>> Start DATA

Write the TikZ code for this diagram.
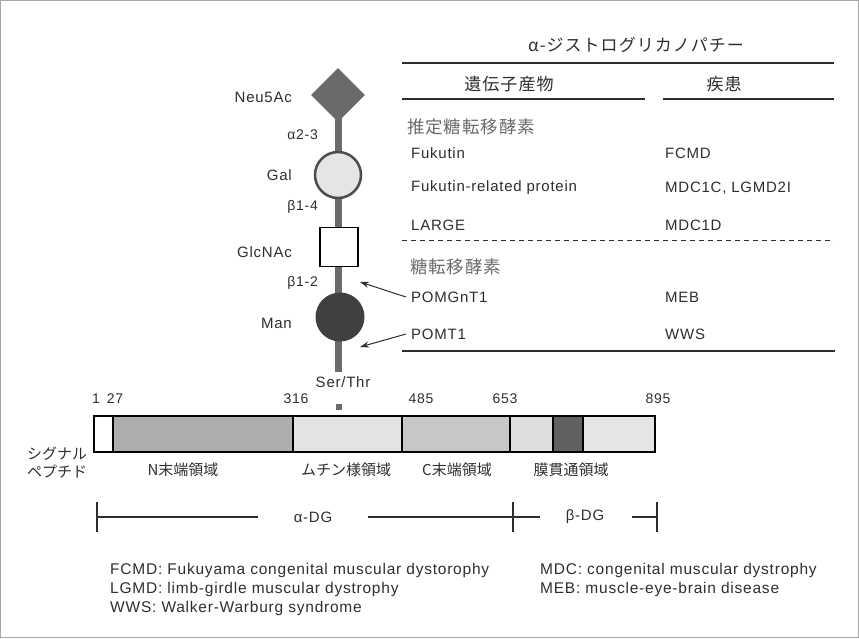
\documentclass[tikz,border=0pt]{standalone}
\usepackage{fontspec}
\setmainfont{Liberation Sans}[LetterSpace=5]
\newfontfamily\jp{Noto Sans CJK JP}
\usetikzlibrary{shapes.geometric,arrows.meta}
\definecolor{txt}{HTML}{2E2E2E}
\definecolor{stem}{HTML}{6A6A6A}
\definecolor{lightjp}{HTML}{6A6A6A}
\tikzset{
  lab/.style={inner sep=0pt, text=txt, font=\fontsize{15}{17}\selectfont},
  link/.style={inner sep=0pt, text=txt, font=\fontsize{14}{16}\selectfont},
  cell/.style={inner sep=0pt, anchor=west, text=txt, font=\fontsize{15}{17}\selectfont},
  jpcell/.style={inner sep=0pt, anchor=west, text=lightjp, font=\jp\fontsize{17.5}{19}\selectfont\addfontfeature{LetterSpace=5}},
  jphead/.style={inner sep=0pt, text=txt, font=\jp\fontsize{17}{19}\selectfont\addfontfeature{LetterSpace=6}},
  jplab/.style={inner sep=0pt, text=txt, font=\jp\fontsize{15}{17}\selectfont},
  num/.style={inner sep=0pt, text=txt, font=\fontsize{14}{16}\selectfont},
  foot/.style={inner sep=0pt, anchor=west, text=txt, font=\fontsize{15.5}{17}\selectfont},
  rule/.style={line width=1.3pt, color=txt},
  seg/.style={draw=black, line width=1.6pt},
  arr/.style={-{Stealth[length=9pt,width=6pt]}, line width=1pt, color=txt},
}
\begin{document}
\begin{tikzpicture}[x=1pt,y=-1pt]
\useasboundingbox (0,0) rectangle (859,639);
\draw[color=black!35, line width=1pt] (0.5,0.5) rectangle (858.5,637.5);

% ---- glycan chain ----
\draw[line width=7pt, color=stem] (338,110) -- (338,372);
\node[diamond, fill=stem, minimum width=54pt, minimum height=54pt, inner sep=0pt] (neu) at (338,95) {};
\node[circle, fill=black!10, draw=black!70, line width=2.5pt, minimum size=46pt, inner sep=0pt] (gal) at (338,175) {};
\node[rectangle, fill=white, draw=black, line width=1.4pt, minimum width=38pt, minimum height=39pt, inner sep=0pt] (glc) at (339,247) {};
\node[circle, fill=black!75, minimum size=49pt, inner sep=0pt] (man) at (340,317) {};
\node[lab] (serthr) at (343,382) {Ser/Thr};
\node[rectangle, fill=stem, minimum size=6pt, inner sep=0pt] (site) at (339,407) {};

\node[lab, anchor=east] (lneu) at (292,97) {Neu5Ac};
\node[link, anchor=east] (l23) at (318,135) {α2-3};
\node[lab, anchor=east] (lgal) at (292,175) {Gal};
\node[link, anchor=east] (l14) at (318,207) {β1-4};
\node[lab, anchor=east] (lglc) at (292,252) {GlcNAc};
\node[link, anchor=east] (l12) at (318,283) {β1-2};
\node[lab, anchor=east] (lman) at (292,323) {Man};

% ---- table ----
\node[jphead] (title) at (636,45) {α-ジストログリカノパチー};
\draw[rule] (402,63) -- (834,63);
\node[jphead] (hgene) at (509,84) {遺伝子産物};
\node[jphead] (hdis) at (724,84) {疾患};
\draw[rule] (402,99) -- (645,99);
\draw[rule] (663,99) -- (834,99);
\node[jpcell] (put) at (407,127) {推定糖転移酵素};
\node[cell] (fuk) at (411,153) {Fukutin};
\node[cell] (fcmd) at (665,153) {FCMD};
\node[cell] (frp) at (411,188) {Fukutin-related protein};
\node[cell] (mdc1c) at (665,188) {MDC1C, LGMD2I};
\node[cell] (large) at (411,225) {LARGE};
\node[cell] (mdc1d) at (665,225) {MDC1D};
\draw[dashed, dash pattern=on 5pt off 4pt, line width=1pt, color=txt] (402,240) -- (834,240);
\node[jpcell] (gt) at (410,267) {糖転移酵素};
\node[cell] (pom) at (411,297) {POMGnT1};
\node[cell] (meb) at (665,297) {MEB};
\node[cell] (pomt) at (411,334) {POMT1};
\node[cell] (wws) at (665,334) {WWS};
\draw[rule] (402,351) -- (835,351);

\coordinate (h1) at (360,282);
\coordinate (h2) at (360,347);
\draw[arr] ([xshift=-5pt]pom.west) -- (h1);
\draw[arr] ([xshift=-5pt]pomt.west) -- (h2);

% ---- protein bar ----
\fill[white] (94,416) rectangle (113,452);
\fill[black!32] (113,416) rectangle (293,452);
\fill[black!11] (293,416) rectangle (402,452);
\fill[black!22] (402,416) rectangle (510,452);
\fill[black!13] (510,416) rectangle (553,452);
\fill[black!62] (553,416) rectangle (583,452);
\fill[black!10] (583,416) rectangle (655,452);
\draw[seg] (94,416) rectangle (655,452);
\foreach \xx in {113,293,402,510,553,583} \draw[seg] (\xx,416) -- (\xx,452);

\node[num] (n1) at (96,399) {1};
\node[num] (n27) at (115,399) {27};
\node[num] (n316) at (296,399) {316};
\node[num] (n485) at (421,399) {485};
\node[num] (n653) at (505,399) {653};
\node[num] (n895) at (658,399) {895};

\node[jplab, anchor=west] (sig1) at (27,454) {シグナル};
\node[jplab, anchor=west] (sig2) at (27,472) {ペプチド};
\node[jplab] (nterm) at (183,470) {N末端領域};
\node[jplab] (mucin) at (346,470) {ムチン様領域};
\node[jplab] (cterm) at (457,470) {C末端領域};
\node[jplab] (tm) at (571,470) {膜貫通領域};

% ---- alpha/beta DG ----
\node[lab] (adg) at (313,517) {α-DG};
\node[lab] (bdg) at (585,517) {β-DG};
\coordinate (t0) at (97,517);
\coordinate (t1) at (513,517);
\coordinate (t2) at (657,517);
\draw[rule] (t0) -- (258,517);
\draw[rule] (368,517) -- (540,517);
\draw[rule] (632,517) -- (t2);
\draw[rule] (97,502) -- (97,532);
\draw[rule] (513,502) -- (513,532);
\draw[rule] (657,502) -- (657,532);

% ---- footnotes ----
\node[foot] (f1) at (110,570) {FCMD: Fukuyama congenital muscular dystorophy};
\node[foot] (f2) at (110,589) {LGMD: limb-girdle muscular dystrophy};
\node[foot] (f3) at (110,608) {WWS: Walker-Warburg syndrome};
\node[foot] (f4) at (540,570) {MDC: congenital muscular dystrophy};
\node[foot] (f5) at (540,589) {MEB: muscle-eye-brain disease};
\end{tikzpicture}
\end{document}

>> End DATA

Extract every line of the data exactly; pictures stay out.

EXERCISE ANSWER |
Write the TikZ code for this diagram.
\documentclass[tikz,border=0pt]{standalone}
\usepackage{fontspec}
\setmainfont{Liberation Sans}[LetterSpace=5]
\newfontfamily\jp{Noto Sans CJK JP}
\usetikzlibrary{shapes.geometric,arrows.meta}
\definecolor{txt}{HTML}{2E2E2E}
\definecolor{stem}{HTML}{6A6A6A}
\definecolor{lightjp}{HTML}{6A6A6A}
\tikzset{
  lab/.style={inner sep=0pt, text=txt, font=\fontsize{15}{17}\selectfont},
  link/.style={inner sep=0pt, text=txt, font=\fontsize{14}{16}\selectfont},
  cell/.style={inner sep=0pt, anchor=west, text=txt, font=\fontsize{15}{17}\selectfont},
  jpcell/.style={inner sep=0pt, anchor=west, text=lightjp, font=\jp\fontsize{17.5}{19}\selectfont\addfontfeature{LetterSpace=5}},
  jphead/.style={inner sep=0pt, text=txt, font=\jp\fontsize{17}{19}\selectfont\addfontfeature{LetterSpace=6}},
  jplab/.style={inner sep=0pt, text=txt, font=\jp\fontsize{15}{17}\selectfont},
  num/.style={inner sep=0pt, text=txt, font=\fontsize{14}{16}\selectfont},
  foot/.style={inner sep=0pt, anchor=west, text=txt, font=\fontsize{15.5}{17}\selectfont},
  rule/.style={line width=1.3pt, color=txt},
  seg/.style={draw=black, line width=1.6pt},
  arr/.style={-{Stealth[length=9pt,width=6pt]}, line width=1pt, color=txt},
}
\begin{document}
\begin{tikzpicture}[x=1pt,y=-1pt]
\useasboundingbox (0,0) rectangle (859,639);
\draw[color=black!35, line width=1pt] (0.5,0.5) rectangle (858.5,637.5);

% ---- glycan chain ----
\draw[line width=7pt, color=stem] (338,110) -- (338,372);
\node[diamond, fill=stem, minimum width=54pt, minimum height=54pt, inner sep=0pt] (neu) at (338,95) {};
\node[circle, fill=black!10, draw=black!70, line width=2.5pt, minimum size=46pt, inner sep=0pt] (gal) at (338,175) {};
\node[rectangle, fill=white, draw=black, line width=1.4pt, minimum width=38pt, minimum height=39pt, inner sep=0pt] (glc) at (339,247) {};
\node[circle, fill=black!75, minimum size=49pt, inner sep=0pt] (man) at (340,317) {};
\node[lab] (serthr) at (343,382) {Ser/Thr};
\node[rectangle, fill=stem, minimum size=6pt, inner sep=0pt] (site) at (339,407) {};

\node[lab, anchor=east] (lneu) at (292,97) {Neu5Ac};
\node[link, anchor=east] (l23) at (318,135) {α2-3};
\node[lab, anchor=east] (lgal) at (292,175) {Gal};
\node[link, anchor=east] (l14) at (318,207) {β1-4};
\node[lab, anchor=east] (lglc) at (292,252) {GlcNAc};
\node[link, anchor=east] (l12) at (318,283) {β1-2};
\node[lab, anchor=east] (lman) at (292,323) {Man};

% ---- table ----
\node[jphead] (title) at (636,45) {α-ジストログリカノパチー};
\draw[rule] (402,63) -- (834,63);
\node[jphead] (hgene) at (509,84) {遺伝子産物};
\node[jphead] (hdis) at (724,84) {疾患};
\draw[rule] (402,99) -- (645,99);
\draw[rule] (663,99) -- (834,99);
\node[jpcell] (put) at (407,127) {推定糖転移酵素};
\node[cell] (fuk) at (411,153) {Fukutin};
\node[cell] (fcmd) at (665,153) {FCMD};
\node[cell] (frp) at (411,188) {Fukutin-related protein};
\node[cell] (mdc1c) at (665,188) {MDC1C, LGMD2I};
\node[cell] (large) at (411,225) {LARGE};
\node[cell] (mdc1d) at (665,225) {MDC1D};
\draw[dashed, dash pattern=on 5pt off 4pt, line width=1pt, color=txt] (402,240) -- (834,240);
\node[jpcell] (gt) at (410,267) {糖転移酵素};
\node[cell] (pom) at (411,297) {POMGnT1};
\node[cell] (meb) at (665,297) {MEB};
\node[cell] (pomt) at (411,334) {POMT1};
\node[cell] (wws) at (665,334) {WWS};
\draw[rule] (402,351) -- (835,351);

\coordinate (h1) at (360,282);
\coordinate (h2) at (360,347);
\draw[arr] ([xshift=-5pt]pom.west) -- (h1);
\draw[arr] ([xshift=-5pt]pomt.west) -- (h2);

% ---- protein bar ----
\fill[white] (94,416) rectangle (113,452);
\fill[black!32] (113,416) rectangle (293,452);
\fill[black!11] (293,416) rectangle (402,452);
\fill[black!22] (402,416) rectangle (510,452);
\fill[black!13] (510,416) rectangle (553,452);
\fill[black!62] (553,416) rectangle (583,452);
\fill[black!10] (583,416) rectangle (655,452);
\draw[seg] (94,416) rectangle (655,452);
\foreach \xx in {113,293,402,510,553,583} \draw[seg] (\xx,416) -- (\xx,452);

\node[num] (n1) at (96,399) {1};
\node[num] (n27) at (115,399) {27};
\node[num] (n316) at (296,399) {316};
\node[num] (n485) at (421,399) {485};
\node[num] (n653) at (505,399) {653};
\node[num] (n895) at (658,399) {895};

\node[jplab, anchor=west] (sig1) at (27,454) {シグナル};
\node[jplab, anchor=west] (sig2) at (27,472) {ペプチド};
\node[jplab] (nterm) at (183,470) {N末端領域};
\node[jplab] (mucin) at (346,470) {ムチン様領域};
\node[jplab] (cterm) at (457,470) {C末端領域};
\node[jplab] (tm) at (571,470) {膜貫通領域};

% ---- alpha/beta DG ----
\node[lab] (adg) at (313,517) {α-DG};
\node[lab] (bdg) at (585,517) {β-DG};
\coordinate (t0) at (97,517);
\coordinate (t1) at (513,517);
\coordinate (t2) at (657,517);
\draw[rule] (t0) -- (258,517);
\draw[rule] (368,517) -- (540,517);
\draw[rule] (632,517) -- (t2);
\draw[rule] (97,502) -- (97,532);
\draw[rule] (513,502) -- (513,532);
\draw[rule] (657,502) -- (657,532);

% ---- footnotes ----
\node[foot] (f1) at (110,570) {FCMD: Fukuyama congenital muscular dystorophy};
\node[foot] (f2) at (110,589) {LGMD: limb-girdle muscular dystrophy};
\node[foot] (f3) at (110,608) {WWS: Walker-Warburg syndrome};
\node[foot] (f4) at (540,570) {MDC: congenital muscular dystrophy};
\node[foot] (f5) at (540,589) {MEB: muscle-eye-brain disease};
\end{tikzpicture}
\end{document}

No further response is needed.